§ Exercise aim
Reproduce the lines from the one bearing "Give me the Apache" through the one bearing "d'inscrits au 9", inclusive. Copy them exactly; include no other line.

# Start of Data extract

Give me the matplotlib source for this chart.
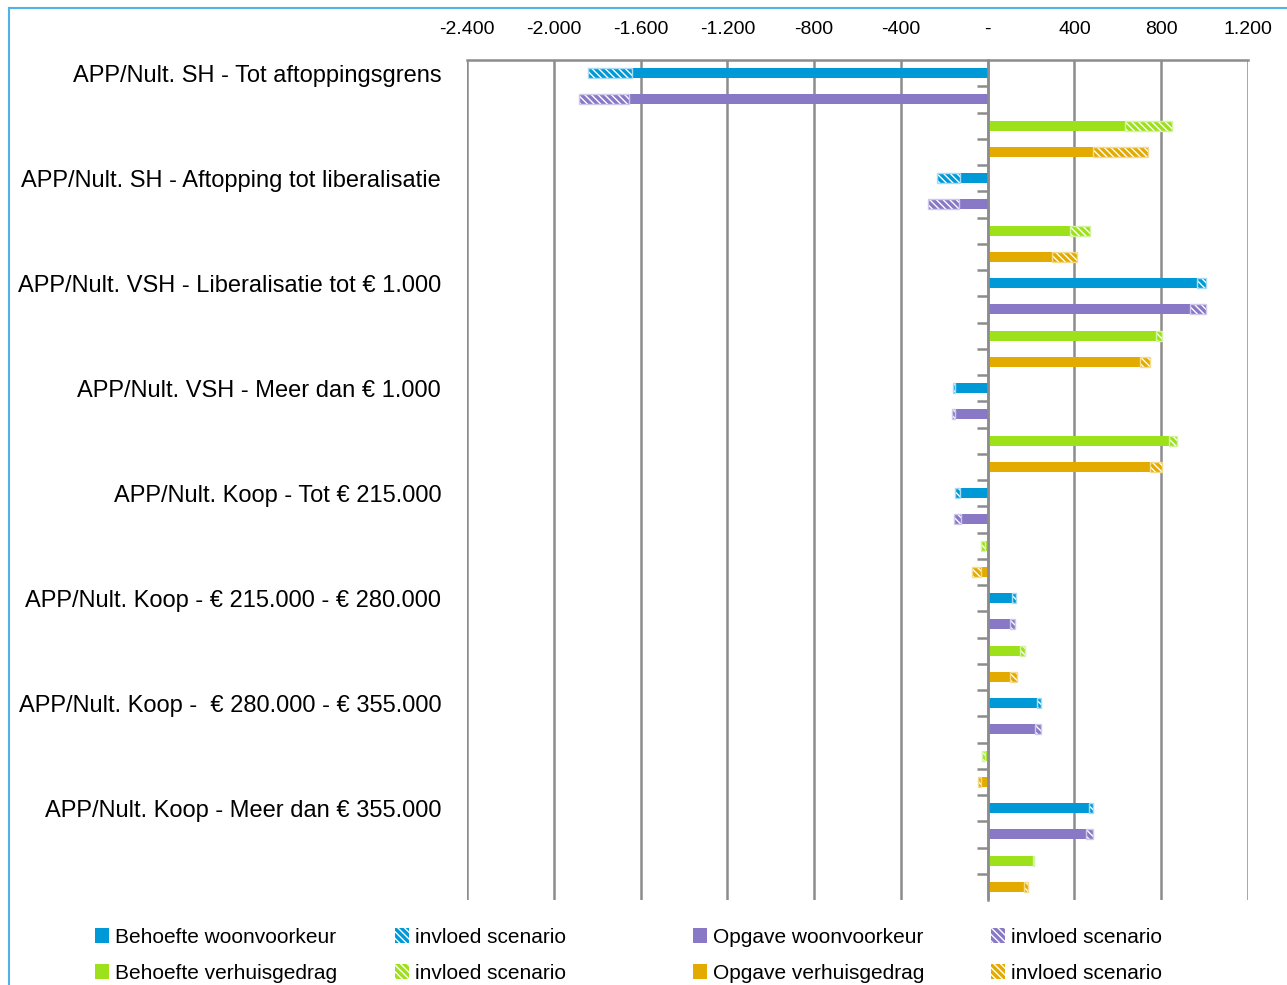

# End of Data extract
# Start of Data extract

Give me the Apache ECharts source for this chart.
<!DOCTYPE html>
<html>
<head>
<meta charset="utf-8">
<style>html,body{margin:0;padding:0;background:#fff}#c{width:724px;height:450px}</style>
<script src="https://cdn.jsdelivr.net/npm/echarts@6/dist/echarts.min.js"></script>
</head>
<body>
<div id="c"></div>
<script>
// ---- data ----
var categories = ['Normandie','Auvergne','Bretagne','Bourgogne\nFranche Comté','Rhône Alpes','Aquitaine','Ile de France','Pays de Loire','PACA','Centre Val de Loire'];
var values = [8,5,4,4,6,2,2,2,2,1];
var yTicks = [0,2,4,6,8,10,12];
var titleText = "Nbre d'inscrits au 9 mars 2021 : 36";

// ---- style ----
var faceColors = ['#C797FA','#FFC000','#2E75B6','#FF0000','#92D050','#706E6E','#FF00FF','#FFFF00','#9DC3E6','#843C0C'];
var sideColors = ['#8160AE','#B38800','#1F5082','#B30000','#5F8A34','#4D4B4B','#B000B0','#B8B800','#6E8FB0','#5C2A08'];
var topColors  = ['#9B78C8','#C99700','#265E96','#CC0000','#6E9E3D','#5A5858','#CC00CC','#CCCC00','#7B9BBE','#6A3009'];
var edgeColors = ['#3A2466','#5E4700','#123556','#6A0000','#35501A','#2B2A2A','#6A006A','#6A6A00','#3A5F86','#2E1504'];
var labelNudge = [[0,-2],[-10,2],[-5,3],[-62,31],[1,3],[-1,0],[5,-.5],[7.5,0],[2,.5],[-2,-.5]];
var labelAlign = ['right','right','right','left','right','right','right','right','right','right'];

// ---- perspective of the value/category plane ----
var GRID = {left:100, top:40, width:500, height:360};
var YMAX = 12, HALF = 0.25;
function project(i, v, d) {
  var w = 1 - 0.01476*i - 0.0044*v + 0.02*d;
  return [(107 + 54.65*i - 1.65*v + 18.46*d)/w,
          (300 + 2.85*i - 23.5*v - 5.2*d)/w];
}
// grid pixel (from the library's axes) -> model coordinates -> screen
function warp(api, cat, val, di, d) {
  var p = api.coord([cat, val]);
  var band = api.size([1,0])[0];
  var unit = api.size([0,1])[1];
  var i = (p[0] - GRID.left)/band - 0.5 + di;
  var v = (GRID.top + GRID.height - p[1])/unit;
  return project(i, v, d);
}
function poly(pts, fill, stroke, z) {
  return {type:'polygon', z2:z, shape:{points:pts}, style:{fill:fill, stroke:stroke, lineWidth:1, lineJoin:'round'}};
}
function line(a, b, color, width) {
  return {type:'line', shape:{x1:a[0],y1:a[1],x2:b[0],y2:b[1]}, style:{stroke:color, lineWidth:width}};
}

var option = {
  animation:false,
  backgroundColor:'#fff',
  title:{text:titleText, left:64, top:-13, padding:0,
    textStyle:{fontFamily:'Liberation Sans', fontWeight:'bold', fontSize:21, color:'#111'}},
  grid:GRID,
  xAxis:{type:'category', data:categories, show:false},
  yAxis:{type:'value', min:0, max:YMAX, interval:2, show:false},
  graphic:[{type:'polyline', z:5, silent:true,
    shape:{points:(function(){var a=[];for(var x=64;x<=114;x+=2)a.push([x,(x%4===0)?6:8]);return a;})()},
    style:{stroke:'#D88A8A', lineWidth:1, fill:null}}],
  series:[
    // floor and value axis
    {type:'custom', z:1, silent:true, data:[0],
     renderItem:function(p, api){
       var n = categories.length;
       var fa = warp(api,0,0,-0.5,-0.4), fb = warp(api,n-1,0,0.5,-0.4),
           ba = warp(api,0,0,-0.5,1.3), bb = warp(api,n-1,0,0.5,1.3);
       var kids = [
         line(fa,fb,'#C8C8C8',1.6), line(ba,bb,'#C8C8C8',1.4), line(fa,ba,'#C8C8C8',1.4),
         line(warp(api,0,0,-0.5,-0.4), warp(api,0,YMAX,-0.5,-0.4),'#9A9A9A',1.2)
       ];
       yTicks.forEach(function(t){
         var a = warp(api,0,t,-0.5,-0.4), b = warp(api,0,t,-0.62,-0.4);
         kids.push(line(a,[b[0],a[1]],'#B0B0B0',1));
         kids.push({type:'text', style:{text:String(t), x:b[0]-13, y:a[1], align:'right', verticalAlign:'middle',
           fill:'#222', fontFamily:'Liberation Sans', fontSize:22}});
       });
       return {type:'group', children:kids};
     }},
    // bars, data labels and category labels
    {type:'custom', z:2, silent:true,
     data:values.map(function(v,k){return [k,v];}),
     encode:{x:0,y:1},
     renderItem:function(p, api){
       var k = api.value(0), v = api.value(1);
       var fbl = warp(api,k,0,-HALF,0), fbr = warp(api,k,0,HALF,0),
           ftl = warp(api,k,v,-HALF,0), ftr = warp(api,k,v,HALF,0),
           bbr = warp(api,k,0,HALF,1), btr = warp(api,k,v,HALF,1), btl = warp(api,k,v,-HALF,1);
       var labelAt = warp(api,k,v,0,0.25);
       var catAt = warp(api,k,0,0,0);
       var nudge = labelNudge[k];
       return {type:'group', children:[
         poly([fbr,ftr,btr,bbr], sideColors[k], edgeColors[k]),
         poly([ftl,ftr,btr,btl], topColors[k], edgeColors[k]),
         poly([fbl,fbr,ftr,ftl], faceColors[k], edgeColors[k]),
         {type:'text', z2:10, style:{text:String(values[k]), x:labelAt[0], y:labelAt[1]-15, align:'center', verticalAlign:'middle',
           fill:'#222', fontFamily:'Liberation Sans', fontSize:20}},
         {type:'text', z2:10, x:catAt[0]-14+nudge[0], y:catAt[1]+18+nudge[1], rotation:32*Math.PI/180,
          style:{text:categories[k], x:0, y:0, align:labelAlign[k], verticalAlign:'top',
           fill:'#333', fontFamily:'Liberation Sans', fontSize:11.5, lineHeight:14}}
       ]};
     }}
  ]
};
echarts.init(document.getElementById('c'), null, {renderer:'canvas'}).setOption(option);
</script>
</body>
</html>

# End of Data extract

§ Written solution
Give me the Apache ECharts source for this chart.
<!DOCTYPE html>
<html>
<head>
<meta charset="utf-8">
<style>html,body{margin:0;padding:0;background:#fff}#c{width:724px;height:450px}</style>
<script src="https://cdn.jsdelivr.net/npm/echarts@6/dist/echarts.min.js"></script>
</head>
<body>
<div id="c"></div>
<script>
// ---- data ----
var categories = ['Normandie','Auvergne','Bretagne','Bourgogne\nFranche Comté','Rhône Alpes','Aquitaine','Ile de France','Pays de Loire','PACA','Centre Val de Loire'];
var values = [8,5,4,4,6,2,2,2,2,1];
var yTicks = [0,2,4,6,8,10,12];
var titleText = "Nbre d'inscrits au 9 mars 2021 : 36";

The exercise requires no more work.